THE TASK
Return the material exactly, first line through the line containing "const sourceText = 'منبع: ترک‌استات،", and nothing more. Pictures stay out.

DATA LINES
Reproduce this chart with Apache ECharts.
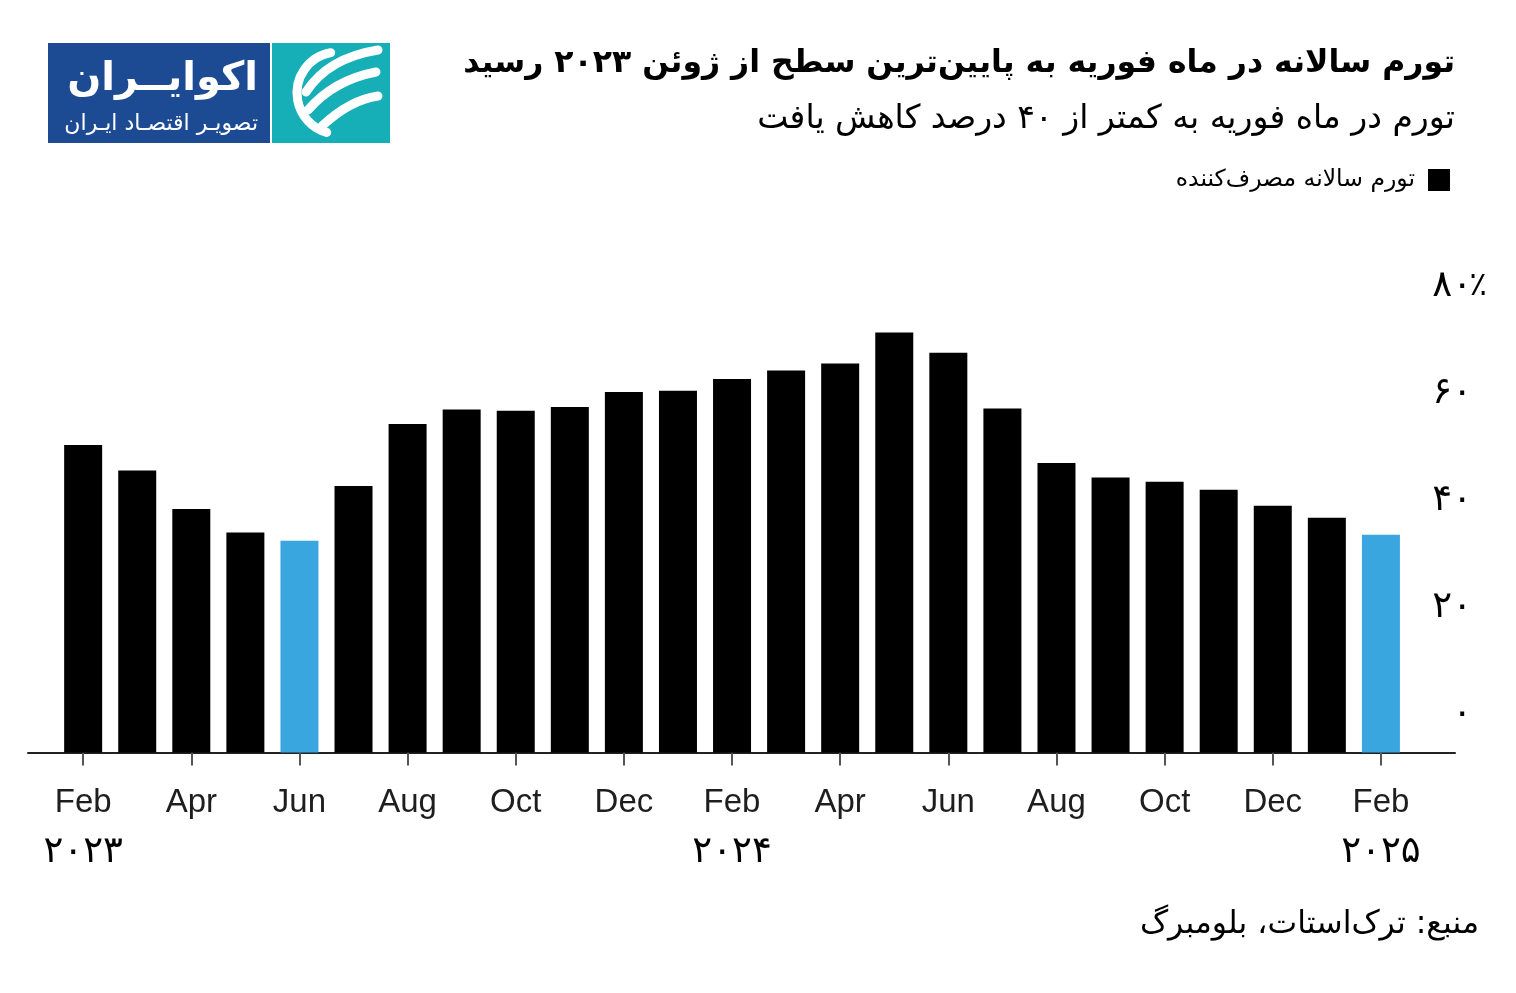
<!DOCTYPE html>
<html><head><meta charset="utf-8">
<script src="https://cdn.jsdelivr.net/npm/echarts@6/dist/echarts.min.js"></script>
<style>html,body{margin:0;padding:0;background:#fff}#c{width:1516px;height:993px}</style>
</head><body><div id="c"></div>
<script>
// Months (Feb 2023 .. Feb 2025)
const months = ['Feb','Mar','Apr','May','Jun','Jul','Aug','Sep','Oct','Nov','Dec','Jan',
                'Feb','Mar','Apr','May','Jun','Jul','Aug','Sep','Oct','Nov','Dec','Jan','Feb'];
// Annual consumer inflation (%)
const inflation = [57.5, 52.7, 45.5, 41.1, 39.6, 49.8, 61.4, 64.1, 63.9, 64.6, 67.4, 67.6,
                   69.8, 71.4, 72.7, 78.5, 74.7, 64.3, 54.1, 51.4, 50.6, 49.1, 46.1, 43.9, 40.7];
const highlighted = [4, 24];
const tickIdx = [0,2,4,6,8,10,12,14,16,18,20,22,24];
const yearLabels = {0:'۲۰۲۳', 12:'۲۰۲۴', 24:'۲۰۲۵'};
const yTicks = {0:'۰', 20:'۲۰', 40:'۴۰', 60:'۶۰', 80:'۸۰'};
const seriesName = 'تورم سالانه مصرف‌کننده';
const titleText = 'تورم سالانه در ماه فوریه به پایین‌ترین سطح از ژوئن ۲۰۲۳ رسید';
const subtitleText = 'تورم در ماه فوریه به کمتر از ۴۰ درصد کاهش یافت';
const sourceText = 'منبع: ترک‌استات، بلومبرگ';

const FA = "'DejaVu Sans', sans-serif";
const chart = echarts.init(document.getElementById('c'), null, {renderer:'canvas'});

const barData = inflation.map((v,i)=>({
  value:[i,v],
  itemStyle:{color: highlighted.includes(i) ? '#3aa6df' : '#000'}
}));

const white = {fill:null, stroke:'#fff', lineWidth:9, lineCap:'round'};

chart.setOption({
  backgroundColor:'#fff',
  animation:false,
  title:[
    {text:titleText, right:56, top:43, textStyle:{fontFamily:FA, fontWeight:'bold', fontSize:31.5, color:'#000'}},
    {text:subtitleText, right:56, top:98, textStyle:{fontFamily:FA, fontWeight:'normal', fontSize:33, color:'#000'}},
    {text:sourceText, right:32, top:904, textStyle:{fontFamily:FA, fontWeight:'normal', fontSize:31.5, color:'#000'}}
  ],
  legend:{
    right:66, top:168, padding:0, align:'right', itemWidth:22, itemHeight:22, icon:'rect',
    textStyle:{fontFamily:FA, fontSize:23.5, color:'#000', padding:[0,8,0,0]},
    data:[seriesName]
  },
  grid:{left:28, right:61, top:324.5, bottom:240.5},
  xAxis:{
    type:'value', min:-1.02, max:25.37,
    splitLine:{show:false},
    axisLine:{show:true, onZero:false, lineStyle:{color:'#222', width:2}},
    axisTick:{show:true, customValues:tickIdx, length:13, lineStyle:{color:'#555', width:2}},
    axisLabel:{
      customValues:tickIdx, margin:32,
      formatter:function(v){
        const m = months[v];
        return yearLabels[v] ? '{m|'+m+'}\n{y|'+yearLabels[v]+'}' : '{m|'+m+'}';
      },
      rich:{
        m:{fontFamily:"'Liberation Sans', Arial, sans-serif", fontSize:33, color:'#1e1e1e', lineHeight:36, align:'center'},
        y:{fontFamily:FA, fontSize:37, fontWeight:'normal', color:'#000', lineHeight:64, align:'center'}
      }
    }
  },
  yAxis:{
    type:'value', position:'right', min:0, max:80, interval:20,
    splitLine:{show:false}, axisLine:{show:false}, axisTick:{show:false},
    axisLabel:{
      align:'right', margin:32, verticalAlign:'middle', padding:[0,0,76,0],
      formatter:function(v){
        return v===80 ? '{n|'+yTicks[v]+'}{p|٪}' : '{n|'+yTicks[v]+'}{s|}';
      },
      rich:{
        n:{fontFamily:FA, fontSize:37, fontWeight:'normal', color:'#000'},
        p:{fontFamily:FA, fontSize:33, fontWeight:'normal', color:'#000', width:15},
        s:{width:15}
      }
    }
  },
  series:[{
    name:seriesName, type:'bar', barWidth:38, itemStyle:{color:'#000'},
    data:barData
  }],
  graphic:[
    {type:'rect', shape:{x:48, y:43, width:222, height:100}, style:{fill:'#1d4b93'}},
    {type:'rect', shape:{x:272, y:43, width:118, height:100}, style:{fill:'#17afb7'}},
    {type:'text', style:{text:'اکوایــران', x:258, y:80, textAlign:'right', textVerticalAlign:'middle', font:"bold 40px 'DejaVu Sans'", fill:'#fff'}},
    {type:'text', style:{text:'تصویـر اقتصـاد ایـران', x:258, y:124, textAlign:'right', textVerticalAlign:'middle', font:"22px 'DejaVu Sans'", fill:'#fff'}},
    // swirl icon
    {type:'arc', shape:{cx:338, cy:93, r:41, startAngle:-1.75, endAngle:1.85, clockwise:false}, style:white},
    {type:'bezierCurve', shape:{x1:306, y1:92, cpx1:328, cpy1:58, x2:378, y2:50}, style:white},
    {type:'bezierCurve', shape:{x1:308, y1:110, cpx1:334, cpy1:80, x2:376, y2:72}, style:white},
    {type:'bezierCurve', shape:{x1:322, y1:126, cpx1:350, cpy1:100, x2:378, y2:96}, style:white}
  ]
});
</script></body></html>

ANSWER TO THE EXERCISE
Reproduce this chart with Apache ECharts.
<!DOCTYPE html>
<html><head><meta charset="utf-8">
<script src="https://cdn.jsdelivr.net/npm/echarts@6/dist/echarts.min.js"></script>
<style>html,body{margin:0;padding:0;background:#fff}#c{width:1516px;height:993px}</style>
</head><body><div id="c"></div>
<script>
// Months (Feb 2023 .. Feb 2025)
const months = ['Feb','Mar','Apr','May','Jun','Jul','Aug','Sep','Oct','Nov','Dec','Jan',
                'Feb','Mar','Apr','May','Jun','Jul','Aug','Sep','Oct','Nov','Dec','Jan','Feb'];
// Annual consumer inflation (%)
const inflation = [57.5, 52.7, 45.5, 41.1, 39.6, 49.8, 61.4, 64.1, 63.9, 64.6, 67.4, 67.6,
                   69.8, 71.4, 72.7, 78.5, 74.7, 64.3, 54.1, 51.4, 50.6, 49.1, 46.1, 43.9, 40.7];
const highlighted = [4, 24];
const tickIdx = [0,2,4,6,8,10,12,14,16,18,20,22,24];
const yearLabels = {0:'۲۰۲۳', 12:'۲۰۲۴', 24:'۲۰۲۵'};
const yTicks = {0:'۰', 20:'۲۰', 40:'۴۰', 60:'۶۰', 80:'۸۰'};
const seriesName = 'تورم سالانه مصرف‌کننده';
const titleText = 'تورم سالانه در ماه فوریه به پایین‌ترین سطح از ژوئن ۲۰۲۳ رسید';
const subtitleText = 'تورم در ماه فوریه به کمتر از ۴۰ درصد کاهش یافت';
const sourceText = 'منبع: ترک‌استات، بلومبرگ';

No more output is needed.